Jhumpa falava bengalês em casa, aprendeu inglês na escola e logo começou a escrever. Com o primeiro livro de contos ganhou o Pulitzer. Durante anos, aprendeu italiano. Um dia deixou de ler em inglês, foi morar em Roma, passou a redigir diários na língua de Pirandello. Num caderno de notas, aconteceu um conto. Passou a publicar numa revista. Sentia-se como se começasse de novo. Do zero. Como se, agora, escrevesse com a mão esquerda. Como se, enfim, escolhesse sua língua.

8.

A perigosa gangue de professoras de Letras, devorando fatias de mamão e enchendo a cara de café com leite, planeja a invasão. Às dez, aquele biógrafo ranzinza, um tal de Ruy. Depois, o cara lá da espionagem cyber. Na sequência, os esquemas da ditadura.

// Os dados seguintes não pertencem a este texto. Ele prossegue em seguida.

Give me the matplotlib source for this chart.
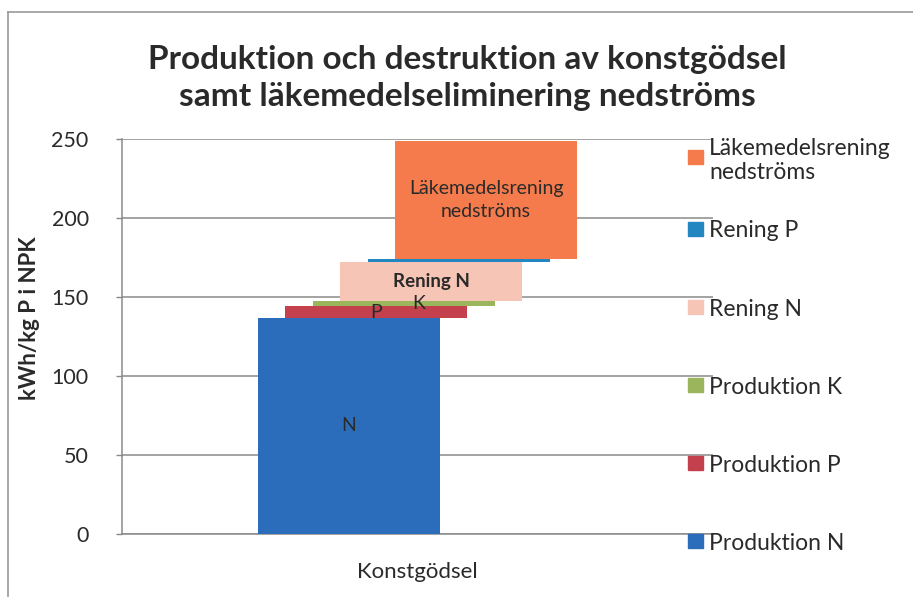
import matplotlib.pyplot as plt
from matplotlib.patches import Rectangle
from matplotlib.lines import Line2D

plt.rcParams['font.family'] = ['Lato', 'DejaVu Sans']

# segments from bottom to top, each bar starts where the previous one ended
series = ['Produktion N', 'Produktion P', 'Produktion K',
          'Rening N', 'Rening P', 'Läkemedelsrening\nnedströms']
values = [137, 7, 3.5, 24.5, 2, 75]
colors = ['#2b6dbb', '#c4404c', '#9bb55c', '#f7c5b6', '#2486c1', '#f57b4c']
bar_text = ['N', 'P', 'K', 'Rening N', None, 'Läkemedelsrening\nnedströms']
category = 'Konstgödsel'
yticks = [0, 50, 100, 150, 200, 250]

txt = '#2a2a2a'
W, H = 913, 597
fig = plt.figure(figsize=(W / 100, H / 100), dpi=100)
ax = fig.add_axes([122 / W, 1 - 534 / H, (713 - 122) / W, (534 - 139) / H])

width = 0.308
step = 0.0464
bottom = 0
for i, (v, c) in enumerate(zip(values, colors)):
    x = 0.5 + (i - 2.5) * step
    ax.bar(x, v, width=width, bottom=bottom, color=c, zorder=3)
    lab = bar_text[i]
    if lab:
        dx = 0.026 if lab == 'K' else 0
        weight = 'bold' if lab == 'Rening N' else 'normal'
        size = 13.5 if lab == 'Rening N' else 14
        ax.text(x + dx, bottom + v / 2, lab, ha='center', va='center',
                fontsize=size, color=txt, fontweight=weight,
                linespacing=1.4, zorder=4)
    bottom += v

ax.set_xlim(0, 1)
ax.set_ylim(0, 250)
ax.set_yticks(yticks)
ax.set_xticks([0.5])
ax.set_xticklabels([category])
ax.tick_params(axis='x', length=0, pad=20, labelsize=16, labelcolor=txt)
ax.tick_params(axis='y', length=4, width=1, color='#888888', pad=20,
               labelsize=15.5, labelcolor=txt)
ax.grid(axis='y', color='#8a8a8a', linewidth=1.1, zorder=0)
for s in ['top', 'right']:
    ax.spines[s].set_visible(False)
for s in ['left', 'bottom']:
    ax.spines[s].set_color('#8a8a8a')
    ax.spines[s].set_linewidth(1.1)

fig.text(30 / W, 1 - 318 / H, 'kWh/kg P i NPK', rotation=90, ha='center',
         va='center', fontsize=16, fontweight='bold', color=txt)
fig.text(467 / W, 1 - 78 / H,
         'Produktion och destruktion av konstgödsel\n'
         'samt läkemedelseliminering nedströms',
         ha='center', va='center', fontsize=24, fontweight='bold',
         color=txt, linespacing=1.3)

# legend, top entry first
leg_y = [157, 229, 307, 385, 463, 541]
for lab, c, y in zip(series[::-1], colors[::-1], leg_y):
    fig.patches.append(Rectangle((688 / W, 1 - (y + 7) / H), 15 / W, 14 / H,
                                 transform=fig.transFigure, color=c))
    fig.text(709 / W, 1 - y / H, lab, ha='left', va='center_baseline',
             fontsize=16.5, color=txt, linespacing=1.15)

# outer chart frame (left and top edges)
fig.add_artist(Line2D([8 / W, 8 / W], [0, 1 - 12 / H], color='#999999',
                      linewidth=1.2, transform=fig.transFigure))
fig.add_artist(Line2D([8 / W, 1], [1 - 12 / H, 1 - 12 / H], color='#999999',
                      linewidth=1.2, transform=fig.transFigure))

fig.savefig('out.png', dpi=100)
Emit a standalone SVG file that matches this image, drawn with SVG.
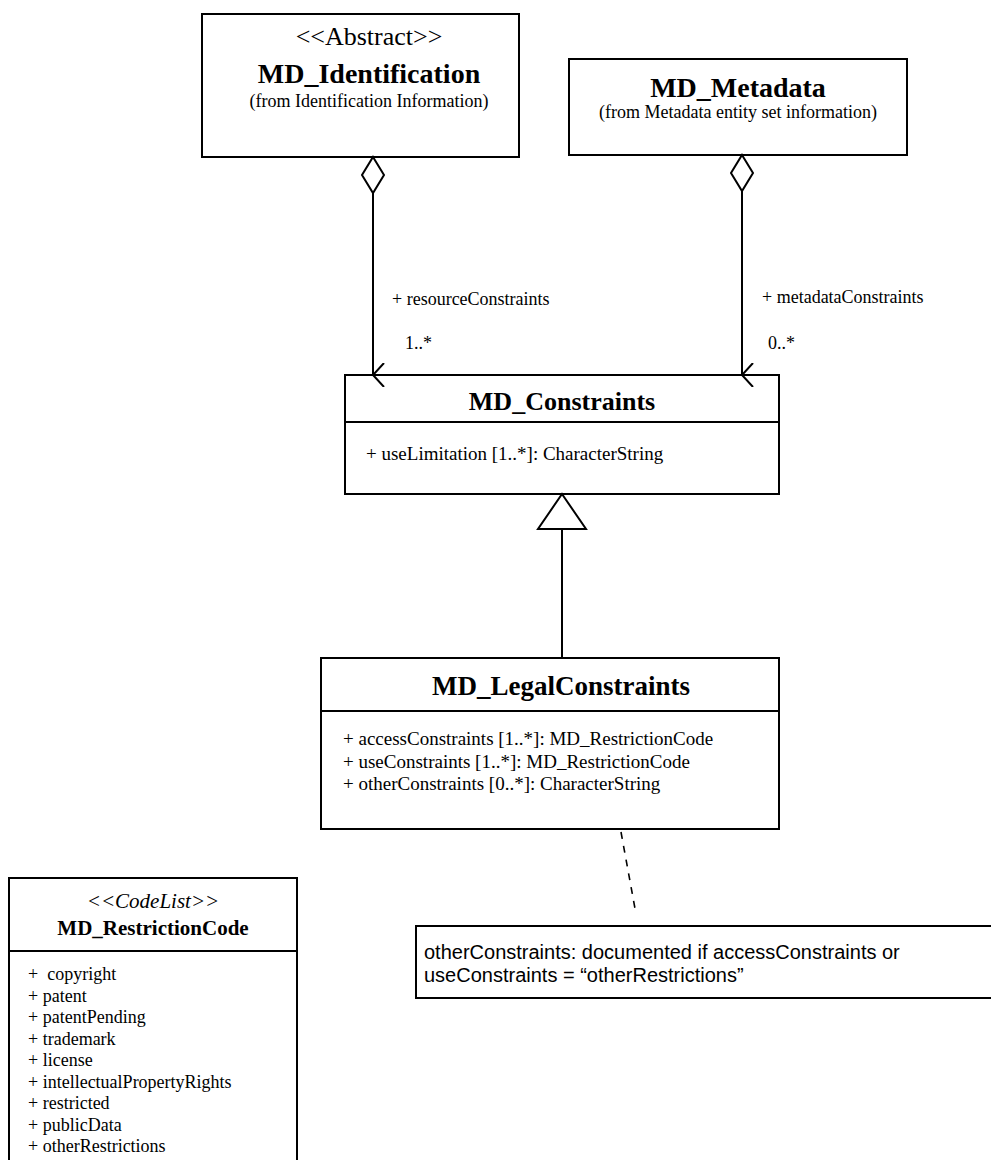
<svg xmlns="http://www.w3.org/2000/svg" width="991" height="1160" viewBox="0 0 991 1160">
<style>
text{font-family:"Liberation Serif","Times New Roman",serif;fill:#000}
.box{fill:#fff;stroke:#000;stroke-width:2}
.ln{stroke:#000;stroke-width:2;fill:none}
.dash{stroke:#000;stroke-width:1.6;fill:none;stroke-dasharray:7,7}
.t{font-weight:bold;text-anchor:middle}
.c{text-anchor:middle}
.lbl{font-size:18px}
.attr{font-size:19px}
.note{font-family:"Liberation Sans",Arial,sans-serif;font-size:20px}
.item{font-size:18px;white-space:pre}
</style>
<defs>
<marker id="open" viewBox="0 0 24 14" refX="12" refY="12" markerWidth="24" markerHeight="14" markerUnits="userSpaceOnUse" orient="auto-start-reverse">
<path d="M0,1 L12,12 L24,1" fill="none" stroke="#000" stroke-width="2"/>
</marker>
</defs>
<g id="MD_Identification">
<rect class="box" x="202" y="14" width="317" height="143"/>
<text class="c" x="369" y="45" font-size="26">&lt;&lt;Abstract&gt;&gt;</text>
<text class="t" x="369" y="83" font-size="28">MD_Identification</text>
<text class="c" x="369" y="107" font-size="18">(from Identification Information)</text>
</g>
<g id="MD_Metadata">
<rect class="box" x="569" y="59" width="338" height="96"/>
<text class="t" x="738" y="97" font-size="28">MD_Metadata</text>
<text class="c" x="738" y="118" font-size="18">(from Metadata entity set information)</text>
</g>
<g id="MD_Constraints">
<rect class="box" x="345" y="375" width="434" height="119"/>
<line class="ln" x1="345" y1="422" x2="779" y2="422"/>
<text class="t" x="562" y="410" font-size="26">MD_Constraints</text>
<text class="attr" x="366" y="460">+ useLimitation [1..*]: CharacterString</text>
</g>
<g id="MD_LegalConstraints">
<rect class="box" x="321" y="658" width="458" height="171"/>
<line class="ln" x1="321" y1="711" x2="779" y2="711"/>
<text class="t" x="561" y="695" font-size="27">MD_LegalConstraints</text>
<text class="attr" x="343" y="745">+ accessConstraints [1..*]: MD_RestrictionCode</text>
<text class="attr" x="343" y="768">+ useConstraints [1..*]: MD_RestrictionCode</text>
<text class="attr" x="343" y="790">+ otherConstraints [0..*]: CharacterString</text>
</g>
<g id="note">
<rect class="box" x="416" y="926" width="600" height="72"/>
<text class="note" x="424" y="959">otherConstraints: documented if accessConstraints or</text>
<text class="note" x="424" y="982">useConstraints = “otherRestrictions”</text>
</g>
<g id="MD_RestrictionCode">
<rect class="box" x="9" y="878" width="288" height="300"/>
<line class="ln" x1="9" y1="951" x2="297" y2="951"/>
<text class="c" x="153" y="908" font-size="21" font-style="italic">&lt;&lt;CodeList&gt;&gt;</text>
<text class="t" x="153" y="935" font-size="21">MD_RestrictionCode</text>
<text class="item" x="28" y="980">+  copyright</text>
<text class="item" x="28" y="1001.5">+ patent</text>
<text class="item" x="28" y="1023">+ patentPending</text>
<text class="item" x="28" y="1044.5">+ trademark</text>
<text class="item" x="28" y="1066">+ license</text>
<text class="item" x="28" y="1087.5">+ intellectualPropertyRights</text>
<text class="item" x="28" y="1109">+ restricted</text>
<text class="item" x="28" y="1130.5">+ publicData</text>
<text class="item" x="28" y="1152">+ otherRestrictions</text>
</g>
<g id="connectors">
<path class="ln" d="M373,157 L384,175 L373,193 L362,175 Z" fill="#fff"/>
<line class="ln" x1="373" y1="193" x2="373" y2="375" marker-end="url(#open)"/>
<path class="ln" d="M742,155 L753,173 L742,191 L731,173 Z" fill="#fff"/>
<line class="ln" x1="742" y1="191" x2="742" y2="375" marker-end="url(#open)"/>
<path class="ln" d="M562,494 L586,529 L538,529 Z" fill="#fff"/>
<line class="ln" x1="562" y1="529" x2="562" y2="658"/>
<line class="dash" x1="621" y1="832" x2="636" y2="914"/>
<text class="lbl" x="392" y="305">+ resourceConstraints</text>
<text class="lbl" x="405" y="349">1..*</text>
<text class="lbl" x="762" y="303">+ metadataConstraints</text>
<text class="lbl" x="768" y="349">0..*</text>
</g>
</svg>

Aí, pausa pro almoço. Então, café com o português conservador, ou um encontro sobre sexo, drogas e literatura lá na casa Rocco. Perderam, infelizmente, o encontro sobre a cozinha e o cuzinho experimental, que ocorreu de madrugada. Mas a revolução está em marcha. Uni-vos!

9.

Regina quer comprar o livro da Elaine, gostou do tema, “a escrita salva da morte”.

10.

Guitarra gritando. Crianças brincando. Multidão de sonâmbulos deambulando em cidades improváveis decalcadas sobre a cidade visível. A procissão de carrinhos de doces.  Michael Jackson sobre patins. Quando o sino da matriz começa a badalar as onze, Gal entra na estrofe final do Amor. O último toque do metal soa segundos antes que ela cante “e o pai seja pelo menos o universo e a mãe seja no mínimo a Terra”. Luzes dos postes duplicadas no espelho do rio. Vira-latas ganindo pras estrelas.